PROBLEM DETAILS: Will you output all of the data below exactly, omitting the images?

═══ SUPPLIED DATA ═══

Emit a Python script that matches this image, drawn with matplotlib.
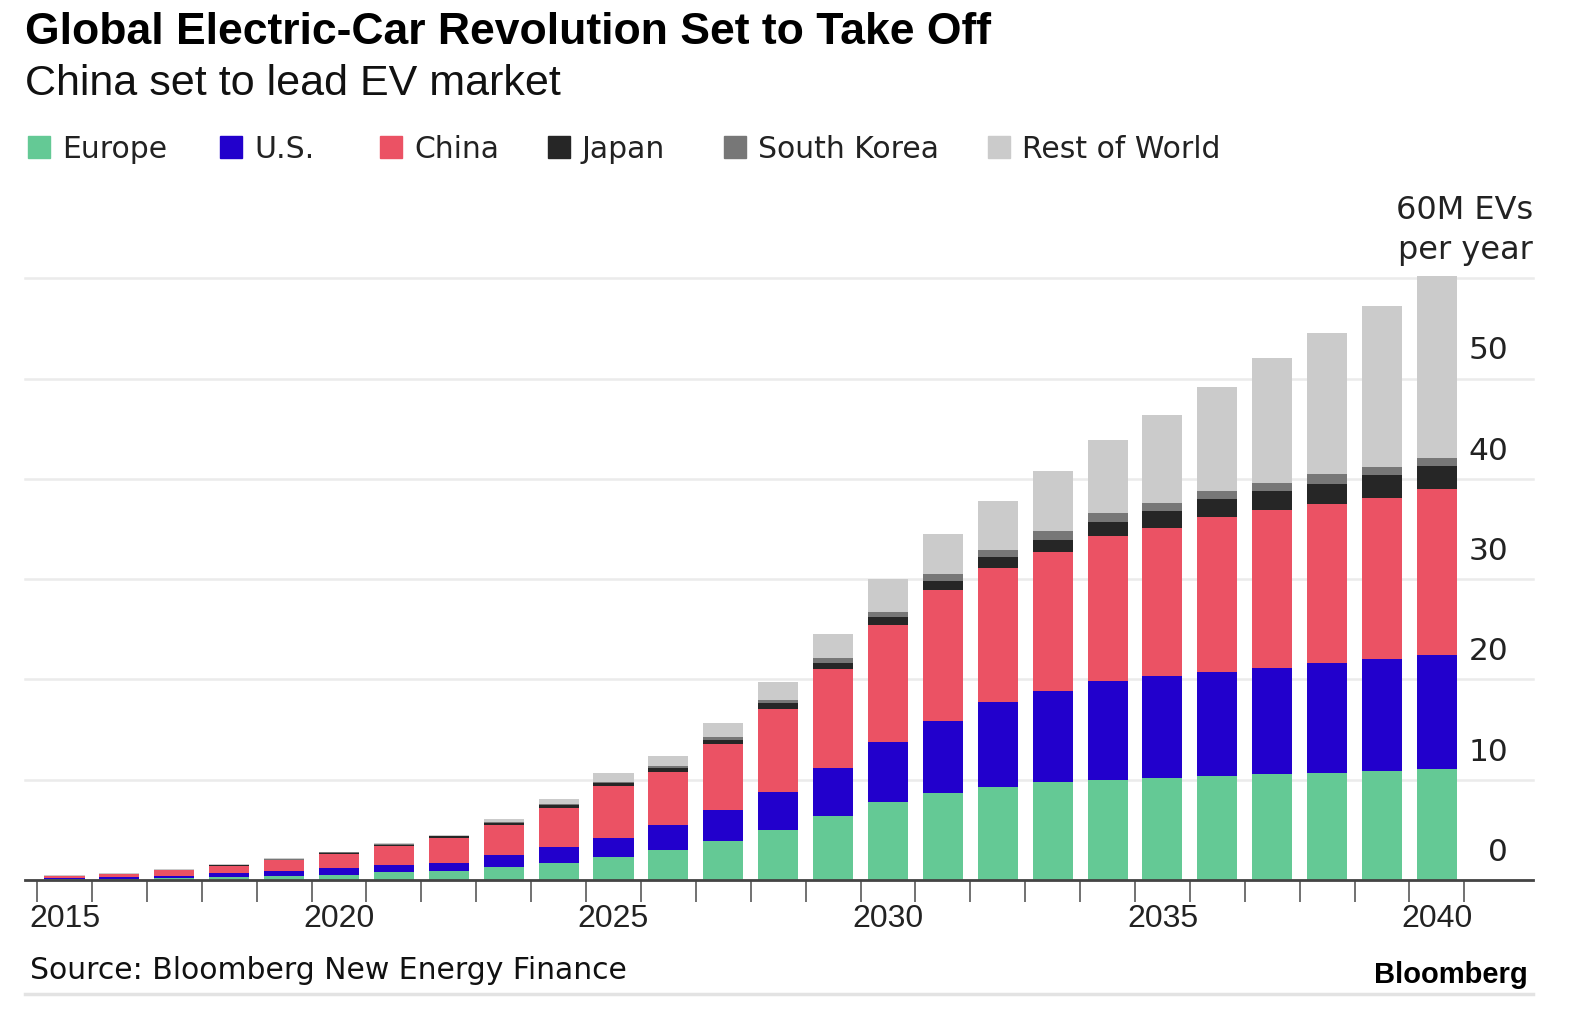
import matplotlib
matplotlib.use("Agg")
import matplotlib.pyplot as plt
import matplotlib.transforms as mtransforms
from matplotlib.patches import Rectangle
from matplotlib.lines import Line2D
import numpy as np

years = list(range(2015, 2041))
europe = [0.13, 0.13, 0.23, 0.33, 0.43, 0.53, 0.76, 0.86, 1.29, 1.72, 2.28, 3.0, 3.9, 5.0,
          6.35, 7.8, 8.7, 9.3, 9.8, 10.0, 10.2, 10.35, 10.6, 10.7, 10.9, 11.05]
us = [0.10, 0.13, 0.20, 0.33, 0.49, 0.66, 0.73, 0.86, 1.22, 1.53, 1.95, 2.47, 3.1, 3.8,
      4.85, 6.0, 7.2, 8.4, 9.0, 9.8, 10.1, 10.4, 10.5, 10.9, 11.1, 11.35]
china = [0.13, 0.30, 0.53, 0.73, 1.03, 1.45, 1.94, 2.50, 2.97, 3.97, 5.19, 5.26, 6.55, 8.2,
         9.8, 11.6, 13.0, 13.4, 13.9, 14.5, 14.8, 15.4, 15.8, 15.9, 16.1, 16.6]
japan = [0.05, 0.05, 0.06, 0.07, 0.08, 0.09, 0.10, 0.12, 0.20, 0.30, 0.30, 0.40, 0.45, 0.6,
         0.65, 0.8, 0.9, 1.1, 1.2, 1.4, 1.7, 1.85, 1.9, 2.0, 2.3, 2.3]
south_korea = [0.01, 0.02, 0.02, 0.03, 0.04, 0.04, 0.05, 0.06, 0.08, 0.10, 0.10, 0.2, 0.3, 0.3,
               0.45, 0.5, 0.7, 0.7, 0.9, 0.9, 0.8, 0.75, 0.8, 1.0, 0.8, 0.8]
rest_of_world = [0.04, 0.03, 0.05, 0.06, 0.08, 0.07, 0.08, 0.12, 0.28, 0.45, 0.8, 1.0, 1.4, 1.8,
                 2.4, 3.3, 4.0, 4.9, 6.0, 7.3, 8.8, 10.45, 12.4, 14.0, 16.0, 18.1]

series_names = ["Europe", "U.S.", "China", "Japan", "South Korea", "Rest of World"]
series = [europe, us, china, japan, south_korea, rest_of_world]
colors = ["#64C995", "#2200CC", "#EB5264", "#262626", "#777777", "#CBCBCB"]
ytick_vals = [0, 10, 20, 30, 40, 50]
year_labels = [2015, 2020, 2025, 2030, 2035, 2040]

FONT = "Liberation Sans"
WIDE = "DejaVu Sans"
W, H = 1582, 1034
fig = plt.figure(figsize=(W / 100, H / 100), dpi=100)

ax_left, ax_right = 25, 1533
y0_px, ytop = 880, 62.0
px_per_unit = 10.03
ax_top_px = y0_px - ytop * px_per_unit
ax = fig.add_axes([ax_left / W, (H - y0_px) / H, (ax_right - ax_left) / W,
                   (y0_px - ax_top_px) / H])

x = np.arange(len(years))
bottom = np.zeros(len(years))
for vals, c in zip(series, colors):
    v = np.array(vals)
    ax.bar(x, v, width=0.73, bottom=bottom, color=c, linewidth=0, zorder=3)
    bottom += v

ax.set_xlim(-0.72, 26.75)
ax.set_ylim(0, ytop)

for g in range(0, 70, 10):
    ax.axhline(g, color="#EBEBEB", linewidth=1.8, zorder=1, clip_on=False)

for s in ["top", "left", "right"]:
    ax.spines[s].set_visible(False)
ax.spines["bottom"].set_color("#444444")
ax.spines["bottom"].set_linewidth(2.0)
ax.spines["bottom"].set_zorder(5)

ax.set_yticks([])
ax.set_xticks(np.arange(-0.5, len(years), 1.0))
ax.set_xticklabels([])
ax.tick_params(axis="x", which="major", length=16, width=1.3, color="#666666", direction="out")
ax.set_xticks([years.index(y) for y in year_labels], minor=True)
ax.set_xticklabels([str(y) for y in year_labels], minor=True)
ax.tick_params(axis="x", which="minor", length=0, pad=17, labelsize=23, labelcolor="#222222")
for lab in ax.get_xticklabels(minor=True):
    lab.set_fontfamily(FONT)

trans = mtransforms.blended_transform_factory(ax.transAxes, ax.transData)
for v in ytick_vals:
    ax.text(0.9835, v + 1.9, str(v), transform=trans, ha="right", va="baseline",
            fontsize=22.5, color="#222222", family=WIDE)
ax.text(1.0, 65.9, "60M EVs", transform=trans, ha="right", va="baseline",
        fontsize=23, color="#222222", family=WIDE, clip_on=False)
ax.text(1.0, 61.9, "per year", transform=trans, ha="right", va="baseline",
        fontsize=23, color="#222222", family=WIDE, clip_on=False)

fig.text(25 / W, 1 - 44 / H, "Global Electric-Car Revolution Set to Take Off",
         fontsize=32, fontweight="bold", family=FONT, color="#000000", va="baseline")
fig.text(25 / W, 1 - 95 / H, "China set to lead EV market",
         fontsize=31, family=FONT, color="#111111", va="baseline")

leg_sq_x = [28, 220, 380, 548, 724, 988]
for name, c, sx in zip(series_names, colors, leg_sq_x):
    fig.patches.append(Rectangle((sx / W, 1 - 158 / H), 22 / W, 22 / H, color=c,
                                 transform=fig.transFigure, figure=fig))
    fig.text((sx + 34) / W, 1 - 158 / H, name, fontsize=21.5, family=WIDE,
             color="#222222", va="baseline")

fig.text(30 / W, 1 - 979 / H, "Source: Bloomberg New Energy Finance", fontsize=21.5,
         family=WIDE, color="#111111", va="baseline")
fig.text(1528 / W, 1 - 983 / H, "Bloomberg", fontsize=21, fontweight="bold",
         family=FONT, color="#000000", va="baseline", ha="right")
fig.lines.append(Line2D([25 / W, 1533 / W], [1 - 994 / H, 1 - 994 / H], color="#E3E3E3",
                        linewidth=2.5, transform=fig.transFigure))

fig.savefig("out.png", dpi=100, facecolor="white")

═══

ANSWER TO THIS EXERCISE:
Emit a Python script that matches this image, drawn with matplotlib.
import matplotlib
matplotlib.use("Agg")
import matplotlib.pyplot as plt
import matplotlib.transforms as mtransforms
from matplotlib.patches import Rectangle
from matplotlib.lines import Line2D
import numpy as np

years = list(range(2015, 2041))
europe = [0.13, 0.13, 0.23, 0.33, 0.43, 0.53, 0.76, 0.86, 1.29, 1.72, 2.28, 3.0, 3.9, 5.0,
          6.35, 7.8, 8.7, 9.3, 9.8, 10.0, 10.2, 10.35, 10.6, 10.7, 10.9, 11.05]
us = [0.10, 0.13, 0.20, 0.33, 0.49, 0.66, 0.73, 0.86, 1.22, 1.53, 1.95, 2.47, 3.1, 3.8,
      4.85, 6.0, 7.2, 8.4, 9.0, 9.8, 10.1, 10.4, 10.5, 10.9, 11.1, 11.35]
china = [0.13, 0.30, 0.53, 0.73, 1.03, 1.45, 1.94, 2.50, 2.97, 3.97, 5.19, 5.26, 6.55, 8.2,
         9.8, 11.6, 13.0, 13.4, 13.9, 14.5, 14.8, 15.4, 15.8, 15.9, 16.1, 16.6]
japan = [0.05, 0.05, 0.06, 0.07, 0.08, 0.09, 0.10, 0.12, 0.20, 0.30, 0.30, 0.40, 0.45, 0.6,
         0.65, 0.8, 0.9, 1.1, 1.2, 1.4, 1.7, 1.85, 1.9, 2.0, 2.3, 2.3]
south_korea = [0.01, 0.02, 0.02, 0.03, 0.04, 0.04, 0.05, 0.06, 0.08, 0.10, 0.10, 0.2, 0.3, 0.3,
               0.45, 0.5, 0.7, 0.7, 0.9, 0.9, 0.8, 0.75, 0.8, 1.0, 0.8, 0.8]
rest_of_world = [0.04, 0.03, 0.05, 0.06, 0.08, 0.07, 0.08, 0.12, 0.28, 0.45, 0.8, 1.0, 1.4, 1.8,
                 2.4, 3.3, 4.0, 4.9, 6.0, 7.3, 8.8, 10.45, 12.4, 14.0, 16.0, 18.1]

series_names = ["Europe", "U.S.", "China", "Japan", "South Korea", "Rest of World"]
series = [europe, us, china, japan, south_korea, rest_of_world]
colors = ["#64C995", "#2200CC", "#EB5264", "#262626", "#777777", "#CBCBCB"]
ytick_vals = [0, 10, 20, 30, 40, 50]
year_labels = [2015, 2020, 2025, 2030, 2035, 2040]

FONT = "Liberation Sans"
WIDE = "DejaVu Sans"
W, H = 1582, 1034
fig = plt.figure(figsize=(W / 100, H / 100), dpi=100)

ax_left, ax_right = 25, 1533
y0_px, ytop = 880, 62.0
px_per_unit = 10.03
ax_top_px = y0_px - ytop * px_per_unit
ax = fig.add_axes([ax_left / W, (H - y0_px) / H, (ax_right - ax_left) / W,
                   (y0_px - ax_top_px) / H])

x = np.arange(len(years))
bottom = np.zeros(len(years))
for vals, c in zip(series, colors):
    v = np.array(vals)
    ax.bar(x, v, width=0.73, bottom=bottom, color=c, linewidth=0, zorder=3)
    bottom += v

ax.set_xlim(-0.72, 26.75)
ax.set_ylim(0, ytop)

for g in range(0, 70, 10):
    ax.axhline(g, color="#EBEBEB", linewidth=1.8, zorder=1, clip_on=False)

for s in ["top", "left", "right"]:
    ax.spines[s].set_visible(False)
ax.spines["bottom"].set_color("#444444")
ax.spines["bottom"].set_linewidth(2.0)
ax.spines["bottom"].set_zorder(5)

ax.set_yticks([])
ax.set_xticks(np.arange(-0.5, len(years), 1.0))
ax.set_xticklabels([])
ax.tick_params(axis="x", which="major", length=16, width=1.3, color="#666666", direction="out")
ax.set_xticks([years.index(y) for y in year_labels], minor=True)
ax.set_xticklabels([str(y) for y in year_labels], minor=True)
ax.tick_params(axis="x", which="minor", length=0, pad=17, labelsize=23, labelcolor="#222222")
for lab in ax.get_xticklabels(minor=True):
    lab.set_fontfamily(FONT)

trans = mtransforms.blended_transform_factory(ax.transAxes, ax.transData)
for v in ytick_vals:
    ax.text(0.9835, v + 1.9, str(v), transform=trans, ha="right", va="baseline",
            fontsize=22.5, color="#222222", family=WIDE)
ax.text(1.0, 65.9, "60M EVs", transform=trans, ha="right", va="baseline",
        fontsize=23, color="#222222", family=WIDE, clip_on=False)
ax.text(1.0, 61.9, "per year", transform=trans, ha="right", va="baseline",
        fontsize=23, color="#222222", family=WIDE, clip_on=False)

fig.text(25 / W, 1 - 44 / H, "Global Electric-Car Revolution Set to Take Off",
         fontsize=32, fontweight="bold", family=FONT, color="#000000", va="baseline")
fig.text(25 / W, 1 - 95 / H, "China set to lead EV market",
         fontsize=31, family=FONT, color="#111111", va="baseline")

leg_sq_x = [28, 220, 380, 548, 724, 988]
for name, c, sx in zip(series_names, colors, leg_sq_x):
    fig.patches.append(Rectangle((sx / W, 1 - 158 / H), 22 / W, 22 / H, color=c,
                                 transform=fig.transFigure, figure=fig))
    fig.text((sx + 34) / W, 1 - 158 / H, name, fontsize=21.5, family=WIDE,
             color="#222222", va="baseline")

fig.text(30 / W, 1 - 979 / H, "Source: Bloomberg New Energy Finance", fontsize=21.5,
         family=WIDE, color="#111111", va="baseline")
fig.text(1528 / W, 1 - 983 / H, "Bloomberg", fontsize=21, fontweight="bold",
         family=FONT, color="#000000", va="baseline", ha="right")
fig.lines.append(Line2D([25 / W, 1533 / W], [1 - 994 / H, 1 - 994 / H], color="#E3E3E3",
                        linewidth=2.5, transform=fig.transFigure))

fig.savefig("out.png", dpi=100, facecolor="white")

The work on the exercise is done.